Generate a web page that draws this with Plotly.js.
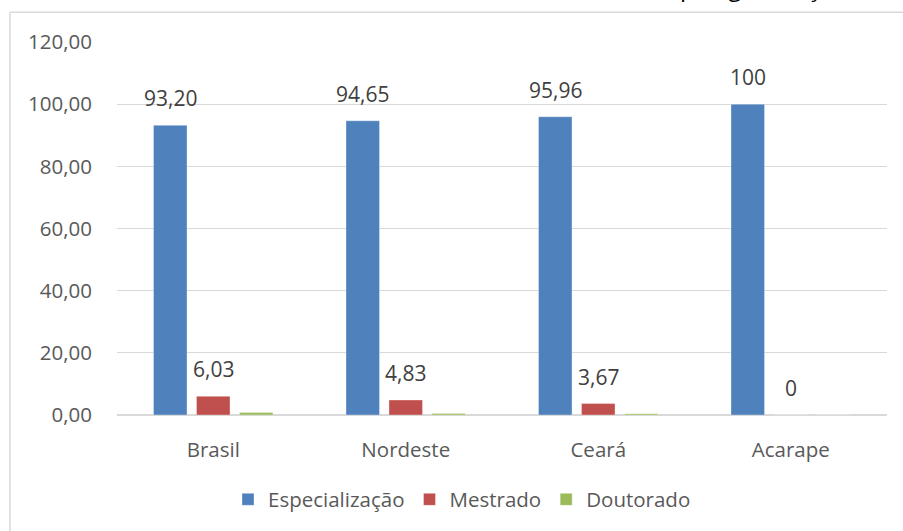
<!DOCTYPE html>
<html>
<head>
<meta charset="utf-8">
<script src="https://cdn.plot.ly/plotly-3.0.1.min.js"></script>
<style>
  html, body { margin: 0; padding: 0; background: #ffffff; }
  #chart { width: 903px; height: 531px; }
</style>
</head>
<body>
<div id="chart"></div>
<script>
// Percentual de professores por nível de pós-graduação
const categories = ['Brasil', 'Nordeste', 'Ceará', 'Acarape'];
const especializacao = [93.20, 94.65, 95.96, 100];
const mestrado = [6.03, 4.83, 3.67, 0];
const doutorado = [0.77, 0.52, 0.37, 0];
const yTicks = [0, 20, 40, 60, 80, 100, 120];

const W = 903, H = 531;
const M = { l: 117, r: 16, t: 42, b: 114 };
const plotW = W - M.l - M.r, plotH = H - M.t - M.b;
// pixel -> paper helpers for the outer frame
const px = x => (x - M.l) / plotW;
const py = y => (H - M.b - y) / plotH;

const fmt = v => Number.isInteger(v) ? String(v) : v.toFixed(2).replace('.', ',');

const FONT = 'Open Sans, Noto Sans, sans-serif';

const traces = [
  { name: 'Especialização', y: especializacao, color: '#4F81BD' },
  { name: 'Mestrado', y: mestrado, color: '#C0504D' },
  { name: 'Doutorado', y: doutorado, color: '#9BBB59' }
].map(s => ({
  type: 'bar',
  name: s.name,
  x: categories,
  y: s.y,
  marker: { color: s.color, line: { color: 'rgba(255,255,255,0.35)', width: 1 } },
  hoverinfo: 'x+y+name'
}));

// value labels for Especialização and Mestrado, placed over their own bars
const slot = 43;
const annotations = [];
[[especializacao, -slot], [mestrado, 0]].forEach(([vals, shift]) => {
  vals.forEach((v, i) => {
    annotations.push({
      x: categories[i], y: v, xref: 'x', yref: 'y',
      text: fmt(v), showarrow: false,
      xshift: shift, yshift: 11, yanchor: 'bottom',
      font: { family: FONT, size: 21, color: '#404040' }
    });
  });
});
// chart heading running above the frame
annotations.push({
  x: px(678), y: py(5), xref: 'paper', yref: 'paper',
  xanchor: 'left', yanchor: 'bottom', showarrow: false,
  text: 'pós-graduação',
  font: { family: FONT, size: 24, color: '#000000' }
});

const layout = {
  width: W, height: H,
  margin: M,
  paper_bgcolor: '#ffffff', plot_bgcolor: '#ffffff',
  separators: ',.',
  barmode: 'group',
  bargap: 0.33,
  bargroupgap: 0.22,
  font: { family: FONT, color: '#595959' },
  xaxis: {
    type: 'category',
    showgrid: false, showline: false, zeroline: false,
    ticks: '', ticklabelstandoff: 20,
    tickfont: { family: FONT, size: 20.5, color: '#595959' }
  },
  yaxis: {
    range: [0, 120],
    tickvals: yTicks,
    tickformat: '.2f',
    showgrid: true, gridcolor: '#d9d9d9', gridwidth: 1,
    zeroline: true, zerolinecolor: '#d9d9d9', zerolinewidth: 1.5,
    showline: false, ticks: '', ticklabelstandoff: 24,
    tickfont: { family: FONT, size: 20.5, color: '#595959' }
  },
  legend: {
    orientation: 'h',
    x: px(462), xanchor: 'center',
    y: py(502), yanchor: 'middle',
    font: { family: FONT, size: 20.5, color: '#595959' },
    itemwidth: 30, traceorder: 'normal'
  },
  shapes: [
    { type: 'line', xref: 'paper', yref: 'paper', x0: px(10), x1: px(10), y0: py(12), y1: py(560),
      line: { color: '#d9d9d9', width: 1.5 } },
    { type: 'line', xref: 'paper', yref: 'paper', x0: px(10), x1: px(920), y0: py(12), y1: py(12),
      line: { color: '#d9d9d9', width: 1.5 } }
  ],
  annotations: annotations,
  showlegend: true
};

Plotly.newPlot('chart', traces, layout, { displayModeBar: false, staticPlot: true });
</script>
</body>
</html>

━━━━━━━━━━━━━━━━━━━━

Work to be completed
Reproduce each line exactly, please, except for any pictures.

Expected answer
Generate a web page that draws this with Plotly.js.
<!DOCTYPE html>
<html>
<head>
<meta charset="utf-8">
<script src="https://cdn.plot.ly/plotly-3.0.1.min.js"></script>
<style>
  html, body { margin: 0; padding: 0; background: #ffffff; }
  #chart { width: 903px; height: 531px; }
</style>
</head>
<body>
<div id="chart"></div>
<script>
// Percentual de professores por nível de pós-graduação
const categories = ['Brasil', 'Nordeste', 'Ceará', 'Acarape'];
const especializacao = [93.20, 94.65, 95.96, 100];
const mestrado = [6.03, 4.83, 3.67, 0];
const doutorado = [0.77, 0.52, 0.37, 0];
const yTicks = [0, 20, 40, 60, 80, 100, 120];

const W = 903, H = 531;
const M = { l: 117, r: 16, t: 42, b: 114 };
const plotW = W - M.l - M.r, plotH = H - M.t - M.b;
// pixel -> paper helpers for the outer frame
const px = x => (x - M.l) / plotW;
const py = y => (H - M.b - y) / plotH;

const fmt = v => Number.isInteger(v) ? String(v) : v.toFixed(2).replace('.', ',');

const FONT = 'Open Sans, Noto Sans, sans-serif';

const traces = [
  { name: 'Especialização', y: especializacao, color: '#4F81BD' },
  { name: 'Mestrado', y: mestrado, color: '#C0504D' },
  { name: 'Doutorado', y: doutorado, color: '#9BBB59' }
].map(s => ({
  type: 'bar',
  name: s.name,
  x: categories,
  y: s.y,
  marker: { color: s.color, line: { color: 'rgba(255,255,255,0.35)', width: 1 } },
  hoverinfo: 'x+y+name'
}));

// value labels for Especialização and Mestrado, placed over their own bars
const slot = 43;
const annotations = [];
[[especializacao, -slot], [mestrado, 0]].forEach(([vals, shift]) => {
  vals.forEach((v, i) => {
    annotations.push({
      x: categories[i], y: v, xref: 'x', yref: 'y',
      text: fmt(v), showarrow: false,
      xshift: shift, yshift: 11, yanchor: 'bottom',
      font: { family: FONT, size: 21, color: '#404040' }
    });
  });
});
// chart heading running above the frame
annotations.push({
  x: px(678), y: py(5), xref: 'paper', yref: 'paper',
  xanchor: 'left', yanchor: 'bottom', showarrow: false,
  text: 'pós-graduação',
  font: { family: FONT, size: 24, color: '#000000' }
});

const layout = {
  width: W, height: H,
  margin: M,
  paper_bgcolor: '#ffffff', plot_bgcolor: '#ffffff',
  separators: ',.',
  barmode: 'group',
  bargap: 0.33,
  bargroupgap: 0.22,
  font: { family: FONT, color: '#595959' },
  xaxis: {
    type: 'category',
    showgrid: false, showline: false, zeroline: false,
    ticks: '', ticklabelstandoff: 20,
    tickfont: { family: FONT, size: 20.5, color: '#595959' }
  },
  yaxis: {
    range: [0, 120],
    tickvals: yTicks,
    tickformat: '.2f',
    showgrid: true, gridcolor: '#d9d9d9', gridwidth: 1,
    zeroline: true, zerolinecolor: '#d9d9d9', zerolinewidth: 1.5,
    showline: false, ticks: '', ticklabelstandoff: 24,
    tickfont: { family: FONT, size: 20.5, color: '#595959' }
  },
  legend: {
    orientation: 'h',
    x: px(462), xanchor: 'center',
    y: py(502), yanchor: 'middle',
    font: { family: FONT, size: 20.5, color: '#595959' },
    itemwidth: 30, traceorder: 'normal'
  },
  shapes: [
    { type: 'line', xref: 'paper', yref: 'paper', x0: px(10), x1: px(10), y0: py(12), y1: py(560),
      line: { color: '#d9d9d9', width: 1.5 } },
    { type: 'line', xref: 'paper', yref: 'paper', x0: px(10), x1: px(920), y0: py(12), y1: py(12),
      line: { color: '#d9d9d9', width: 1.5 } }
  ],
  annotations: annotations,
  showlegend: true
};

Plotly.newPlot('chart', traces, layout, { displayModeBar: false, staticPlot: true });
</script>
</body>
</html>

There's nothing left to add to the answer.